Photo Credit: Matt Hudson
So in conclusion, what can we draw from October and the wider year of Triwizard action as a whole? Well for all my profligate musing, really UNSW should probably still win. They are clearly the best team in the country and no matter how well others peak, it’s not like every team will suddenly be a match for them. Most won’t be, I suspect no more than one or two will be. But everyone will be a bit closer and quidditch is a fickle sport when you don’t have margins to play with.
Meanwhile, Newcastle and Sydney are well and truly on the up. They’re the teams I feel could go closest to upsetting UNSW, and they may just have reached if not overtaken UWS in the grand scheme of things. But that’s a speculative observation rather than a data-supported one, because UWS still keep winning. It’s irrelevant whether they were the best team in either of those two crunch matches (they weren’t), because they still won them. That’s the true strength of UWS, they know how to find ways of winning quidditch games. Can they beat UNSW? I don’t think so. But can they win QUAFL? Without question. You can never count UWS out and they aren’t a clear second in the country by accident.

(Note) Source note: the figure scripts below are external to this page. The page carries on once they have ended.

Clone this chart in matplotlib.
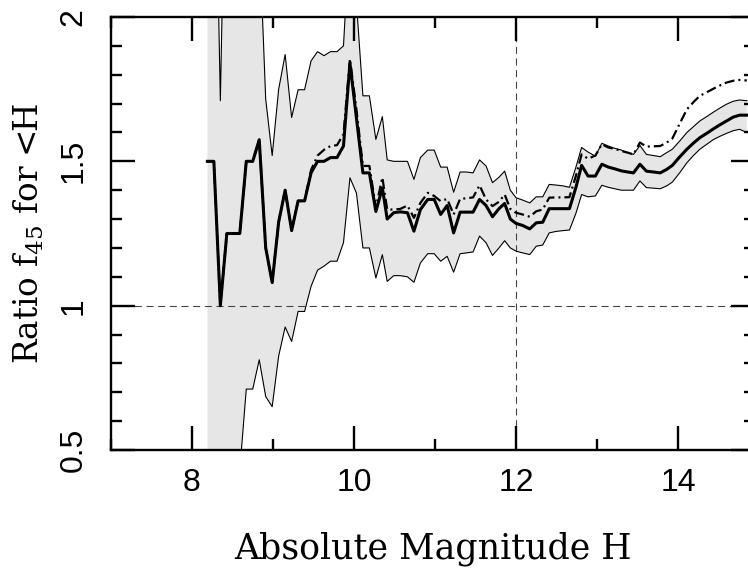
import matplotlib
matplotlib.use("Agg")
import matplotlib.pyplot as plt
from matplotlib.ticker import MultipleLocator, FixedLocator

plt.rcParams['mathtext.fontset'] = 'dejavuserif'

# ---- data ----
H = [8.19, 8.27, 8.35, 8.43, 8.51, 8.59, 8.67, 8.75, 8.83, 8.91,
     8.99, 9.07, 9.15, 9.23, 9.31, 9.39, 9.47, 9.55, 9.63, 9.71,
     9.79, 9.87, 9.95, 10.03, 10.11, 10.19, 10.27, 10.35,
     10.41, 10.49, 10.57, 10.66, 10.74, 10.82, 10.91, 10.99, 11.07, 11.15,
     11.23, 11.31, 11.39, 11.47, 11.55, 11.63, 11.71, 11.79, 11.86, 11.93,
     12.00, 12.08, 12.17, 12.25, 12.33, 12.41, 12.49, 12.58, 12.66, 12.74,
     12.81, 12.89, 12.98, 13.06, 13.14, 13.22, 13.30, 13.38, 13.45, 13.53,
     13.61, 13.70, 13.78, 13.86, 13.93, 14.02, 14.11, 14.19, 14.27, 14.36,
     14.44, 14.52, 14.60, 14.68, 14.76, 14.85]

ratio = [1.50, 1.50, 1.00, 1.25, 1.25, 1.25, 1.50, 1.50, 1.575, 1.20,
         1.08, 1.29, 1.40, 1.26, 1.363, 1.363, 1.46, 1.50, 1.50, 1.513,
         1.513, 1.553, 1.84, 1.65, 1.46, 1.46, 1.326, 1.408,
         1.30, 1.322, 1.325, 1.322, 1.258, 1.333, 1.368, 1.368, 1.316, 1.347,
         1.252, 1.324, 1.324, 1.324, 1.368, 1.347, 1.308, 1.336, 1.354, 1.30,
         1.285, 1.278, 1.266, 1.287, 1.289, 1.336, 1.336, 1.336, 1.336, 1.41,
         1.486, 1.449, 1.449, 1.49, 1.48, 1.474, 1.467, 1.463, 1.46, 1.49,
         1.466, 1.463, 1.46, 1.472, 1.486, 1.515, 1.542, 1.563, 1.582, 1.598,
         1.613, 1.627, 1.64, 1.653, 1.66, 1.66]

ratio_alt = [1.50, 1.50, 1.00, 1.25, 1.25, 1.25, 1.50, 1.50, 1.575, 1.20,
             1.08, 1.29, 1.40, 1.26, 1.363, 1.363, 1.47, 1.52, 1.54, 1.553,
             1.556, 1.594, 1.855, 1.68, 1.484, 1.484, 1.34, 1.444,
             1.333, 1.333, 1.335, 1.347, 1.304, 1.356, 1.391, 1.38, 1.362, 1.37,
             1.316, 1.37, 1.372, 1.375, 1.417, 1.368, 1.345, 1.36, 1.385, 1.335,
             1.322, 1.316, 1.308, 1.327, 1.333, 1.374, 1.375, 1.375, 1.376, 1.45,
             1.524, 1.509, 1.52, 1.559, 1.548, 1.543, 1.536, 1.53, 1.524, 1.565,
             1.551, 1.552, 1.553, 1.565, 1.579, 1.63, 1.68, 1.705, 1.727, 1.74,
             1.752, 1.763, 1.773, 1.779, 1.782, 1.78]

upper = [2.9, 2.87, 1.71, 2.87, 2.9, 2.9, 2.9, 2.9, 2.29, 1.715,
         1.52, 1.75, 1.87, 1.652, 1.748, 1.748, 1.848, 1.88, 1.866, 1.88,
         1.88, 1.90, 2.3, 2.05, 1.727, 1.727, 1.576, 1.655,
         1.505, 1.50, 1.50, 1.50, 1.4375, 1.513, 1.539, 1.539, 1.48, 1.48,
         1.393, 1.463, 1.463, 1.46, 1.505, 1.484, 1.426, 1.445, 1.466, 1.40,
         1.374, 1.366, 1.356, 1.377, 1.377, 1.42, 1.418, 1.415, 1.41, 1.48,
         1.548, 1.532, 1.518, 1.5625, 1.553, 1.545, 1.539, 1.53, 1.524, 1.555,
         1.524, 1.52, 1.516, 1.53, 1.542, 1.57, 1.60, 1.62, 1.64, 1.656,
         1.671, 1.685, 1.698, 1.708, 1.7125, 1.71]

lower = [0.2, 0.2, 0.2, 0.2, 0.3, 0.43, 0.711, 0.711, 0.8125, 0.685,
         0.65, 0.826, 0.926, 0.876, 0.98, 0.98, 1.067, 1.123, 1.137, 1.154,
         1.154, 1.218, 1.443, 1.39, 1.20, 1.20, 1.096, 1.177,
         1.084, 1.104, 1.104, 1.10, 1.081, 1.148, 1.18, 1.18, 1.154, 1.171,
         1.116, 1.18, 1.183, 1.186, 1.241, 1.218, 1.174, 1.20, 1.225, 1.20,
         1.189, 1.183, 1.177, 1.206, 1.21, 1.252, 1.257, 1.26, 1.262, 1.32,
         1.385, 1.377, 1.38, 1.417, 1.41, 1.405, 1.40, 1.40, 1.40, 1.432,
         1.409, 1.407, 1.405, 1.415, 1.428, 1.46, 1.495, 1.52, 1.542, 1.56,
         1.576, 1.587, 1.597, 1.606, 1.611, 1.60]

x_ticks = [8, 10, 12, 14]
y_ticks = [0.5, 1, 1.5, 2]
y_tick_labels = ['0.5', '1', '1.5', '2']

# ---- figure ----
W, Hpx = 748, 570
fig = plt.figure(figsize=(W / 100, Hpx / 100), dpi=100)
left_px, right_px, top_px, bot_px = 111, 755, 17, 450
ax = fig.add_axes([left_px / W, 1 - bot_px / Hpx,
                   (right_px - left_px) / W, (bot_px - top_px) / Hpx])

ax.fill_between(H, lower, upper, color='#e6e6e6', lw=0, zorder=1)
ax.plot(H, upper, color='k', lw=0.8, zorder=2)
ax.plot(H, lower, color='k', lw=0.8, zorder=2)
ax.plot(H, ratio_alt, color='k', lw=1.6, linestyle=(0, (4.5, 1.8, 0.9, 1.8)), zorder=3)
ax.plot(H, ratio, color='k', lw=2.2, zorder=4)

ax.axhline(1.0, color='#444444', lw=0.8, linestyle=(0, (6.3, 4.2)), zorder=1.5)
ax.axvline(12.0, color='#444444', lw=0.8, linestyle=(0, (6.3, 4.2)), zorder=1.5)

ax.set_xlim(7, 7 + (right_px - left_px) / 81.0)
ax.set_ylim(0.5, 2.0)

ax.xaxis.set_major_locator(FixedLocator(x_ticks))
ax.xaxis.set_minor_locator(MultipleLocator(1))
ax.yaxis.set_major_locator(FixedLocator(y_ticks))
ax.yaxis.set_minor_locator(MultipleLocator(0.1))
ax.set_yticklabels(y_tick_labels)

for s in ax.spines.values():
    s.set_linewidth(1.7)

ax.tick_params(which='both', direction='in', top=True, right=True, width=1.7)
ax.tick_params(which='major', length=17)
ax.tick_params(which='minor', length=8)
ax.tick_params(axis='x', which='major', pad=13)
ax.tick_params(axis='y', which='major', pad=16)

for lab in ax.get_xticklabels():
    lab.set_fontfamily('Liberation Sans')
    lab.set_fontsize(23)
for lab in ax.get_yticklabels():
    lab.set_fontfamily('Liberation Sans')
    lab.set_fontsize(23)
    lab.set_rotation(90)
    lab.set_verticalalignment('center')

ax.set_xlabel('Absolute Magnitude H', fontfamily='DejaVu Serif', fontsize=25, labelpad=24)
ax.set_ylabel(r'Ratio f$_{45}$ for <H', fontfamily='DejaVu Serif', fontsize=23.5, labelpad=9)

fig.savefig('out.png', dpi=100)
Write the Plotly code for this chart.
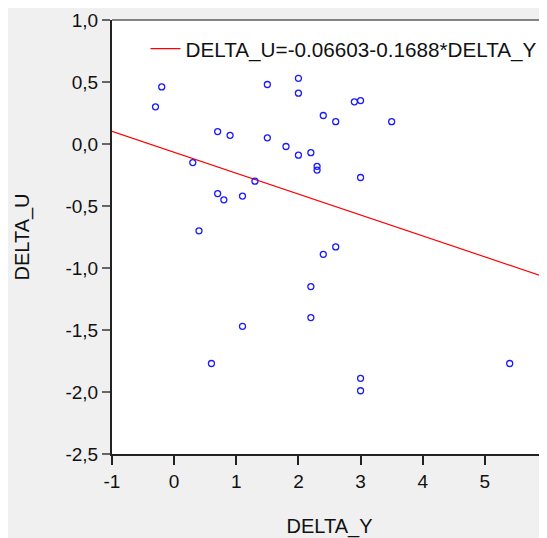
import plotly.graph_objects as go

# Data
delta_y = [-0.2, -0.3, 1.5, 2.0, 2.0, 2.9, 3.0, 2.4, 2.6, 3.5,
           0.7, 0.9, 1.5, 1.8, 2.0, 2.2, 2.3, 2.3, 3.0, 0.3,
           1.3, 0.7, 0.8, 1.1, 0.4, 2.4, 2.6, 2.2, 2.2, 1.1,
           0.6, 5.4, 3.0, 3.0]
delta_u = [0.46, 0.30, 0.48, 0.53, 0.41, 0.34, 0.35, 0.23, 0.18, 0.18,
           0.10, 0.07, 0.05, -0.02, -0.09, -0.07, -0.18, -0.21, -0.27, -0.15,
           -0.30, -0.40, -0.45, -0.42, -0.70, -0.89, -0.83, -1.15, -1.40, -1.47,
           -1.77, -1.77, -1.89, -1.99]

intercept = -0.06603
slope = -0.1688
x_range = [-1, 6]
y_range = [-2.5, 1.0]

x_tickvals = [-1, 0, 1, 2, 3, 4, 5, 6]
x_ticktext = ["-1", "0", "1", "2", "3", "4", "5", "6"]
y_tickvals = [1.0, 0.5, 0.0, -0.5, -1.0, -1.5, -2.0, -2.5]
y_ticktext = ["1,0", "0,5", "0,0", "-0,5", "-1,0", "-1,5", "-2,0", "-2,5"]

legend_label = "DELTA_U=-0.06603-0.1688*DELTA_Y"

FONT = "Liberation Sans, Arial, sans-serif"

line_x = [x_range[0], x_range[1] + 0.5]
line_y = [intercept + slope * v for v in line_x]

fig = go.Figure()
fig.add_trace(go.Scatter(
    x=line_x, y=line_y, mode="lines", name=legend_label,
    line=dict(color="#ff0000", width=1.2), showlegend=True,
))
fig.add_trace(go.Scatter(
    x=delta_y, y=delta_u, mode="markers", showlegend=False,
    marker=dict(symbol="circle-open", size=6, color="#1a1aff",
                line=dict(width=1.3, color="#1a1aff")),
))

fig.update_layout(
    width=539, height=530,
    margin=dict(l=104, r=0, t=12, b=84, pad=0, autoexpand=False),
    paper_bgcolor="#f0f0f0",
    plot_bgcolor="#ffffff",
    font=dict(family=FONT, size=19, color="#111111"),
    showlegend=True,
    legend=dict(x=0.077, y=0.98, xanchor="left", yanchor="top",
                bgcolor="rgba(0,0,0,0)", borderwidth=0,
                font=dict(family=FONT, size=20.7, color="#111111")),
    xaxis=dict(
        range=x_range, tickvals=x_tickvals, ticktext=x_ticktext,
        showgrid=False, zeroline=False,
        showline=True, linecolor="#222222", linewidth=2,
        ticks="outside", ticklen=9, tickcolor="#222222", tickwidth=1.5,
        title=dict(text="DELTA_Y", font=dict(family=FONT, size=20), standoff=34),
        automargin=False,
    ),
    yaxis=dict(
        range=y_range, tickvals=y_tickvals, ticktext=y_ticktext,
        showgrid=False, zeroline=False,
        showline=True, linecolor="#222222", linewidth=2,
        ticks="outside", ticklen=8, tickcolor="#666666", tickwidth=1.5,
        title=dict(text="DELTA_U", font=dict(family=FONT, size=20), standoff=30),
        automargin=False,
    ),
    shapes=[
        dict(type="line", xref="paper", yref="paper", x0=0, x1=1.2, y0=1, y1=1,
             line=dict(color="#111111", width=1.2)),
    ],
)

fig.write_html("out.html")
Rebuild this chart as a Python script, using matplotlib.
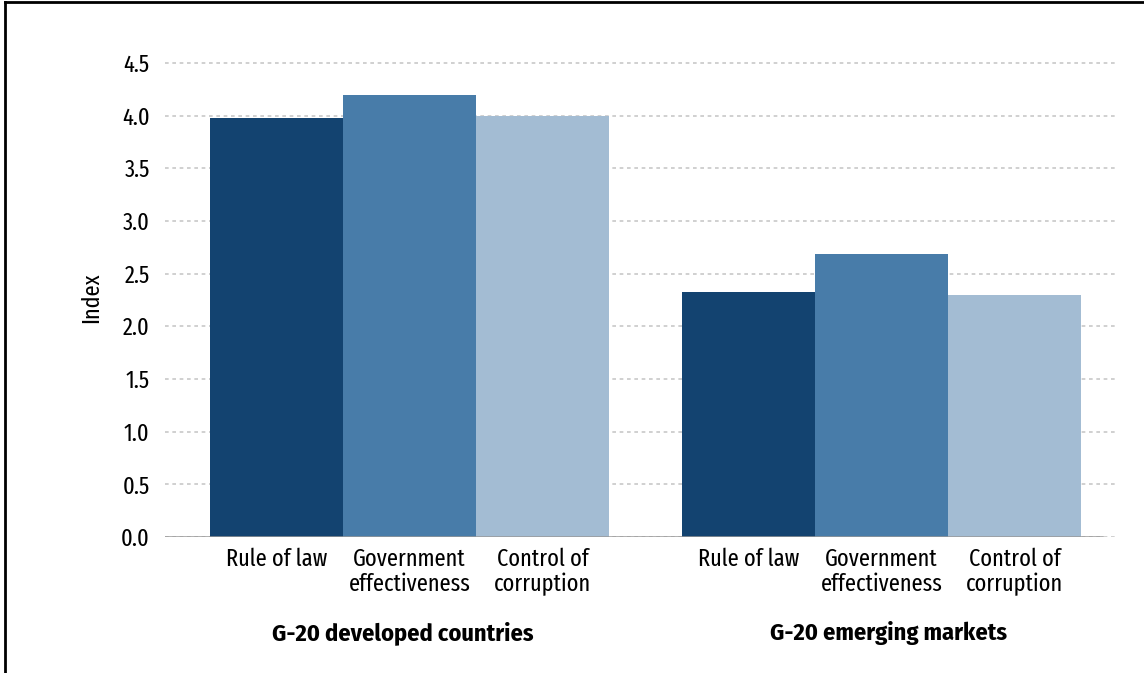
import numpy as np
import matplotlib
matplotlib.use("Agg")
import matplotlib.pyplot as plt
from matplotlib.lines import Line2D
from matplotlib.transforms import blended_transform_factory

plt.rcParams['font.family'] = ['Fira Sans Extra Condensed', 'DejaVu Sans']

# data
groups = ["G-20 developed countries", "G-20 emerging markets"]
indicators = ["Rule of law", "Government\neffectiveness", "Control of\ncorruption"]
developed = [3.98, 4.20, 4.00]
emerging = [2.33, 2.685, 2.30]
colors = ["#134370", "#487ca9", "#a3bcd3"]

fig = plt.figure(figsize=(11.44, 6.73), dpi=100)
ax = fig.add_axes([165 / 1144, 1 - 537 / 673, (1118 - 165) / 1144, (537 - 57.7) / 673])

group_gap = 0.55
x_dev = np.arange(3)
x_em = np.arange(3) + 3 + group_gap
for i in range(3):
    ax.bar([x_dev[i], x_em[i]], [developed[i], emerging[i]], width=1.0,
           color=colors[i], edgecolor="none", zorder=2)

ax.set_xlim(-0.838, x_em[-1] + 0.5 + 0.278)
ax.set_ylim(0, 4.55)
ax.set_yticks(np.arange(0, 4.51, 0.5))
ax.set_yticklabels([f"{v:.1f}" for v in np.arange(0, 4.51, 0.5)], fontsize=17.5)
ax.yaxis.grid(True, linestyle=(0, (2.2, 2.2)), color="#c8c8c8", linewidth=1.2, zorder=0)
ax.set_axisbelow(True)

ax.set_xticks(list(x_dev) + list(x_em))
ax.set_xticklabels(indicators * 2, fontsize=17.5, linespacing=1.08)
ax.tick_params(axis="both", length=0)
ax.tick_params(axis="x", pad=8)
ax.tick_params(axis="y", pad=11)

for s in ax.spines.values():
    s.set_visible(False)
ax.axhline(0, xmin=0, xmax=(1102 - 165) / (1118 - 165), color="#999999", linewidth=1.8, zorder=3)

ax.set_ylabel("Index", fontsize=17.5, labelpad=13)

# group names under the category labels
trans = blended_transform_factory(ax.transData, fig.transFigure)
for xc, name in zip([x_dev.mean() - 0.05, x_em.mean() + 0.05], groups):
    ax.text(xc, 1 - 621 / 673, name, transform=trans, ha="center", va="top",
            fontsize=17.5, fontweight="bold", family=['Fira Sans Condensed', 'DejaVu Sans'])

# frame on left and top
fig.add_artist(Line2D([5 / 1144, 5 / 1144], [0, 1 - 2 / 673], transform=fig.transFigure,
                      color="black", linewidth=2))
fig.add_artist(Line2D([5 / 1144, 1], [1 - 2 / 673, 1 - 2 / 673], transform=fig.transFigure,
                      color="black", linewidth=2))

fig.savefig("out.png", dpi=100)
plt.close(fig)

As for the rest, a QUAFL champion is probably not among them but the nature of knockout quidditch means you can’t quite be sure. Macquarie are QUAFL specialists and for all the hubbub about the mystical dangers of Pool B, they could still easily get out of it, as could UTS from Pool A. Wollongong too will fancy their chances, having gotten the draw they would have hoped for. It will only take two wins for them to advance. They would both be upsets certainly, but they have beaten UTS before this year despite being largely outplayed, and have the spirit and structure to keep themselves in contests for long enough to make it possible. Stepping up from merely possible though, we have the Nargles who really should in all likelihood get out of Pool A relatively unscathed. Once any or all of these four teams can manage advancement, QUAFL glory is only three wins away; a little bit of good fortune, an extra dollop of crisp improvement and some sizeable servings of that addictive fruit momentum.
The finish line that is QUAFL comes at the end of a long and menacing main straight where the pack need only be close enough to slot into the slipstream and let nature do the rest. But how many teams were still close enough by the last turn in October? How quickly will the finish line sneak up on them? Then after all that, what final little power boost might the front-runners have in store to keep them clear and get them over the line?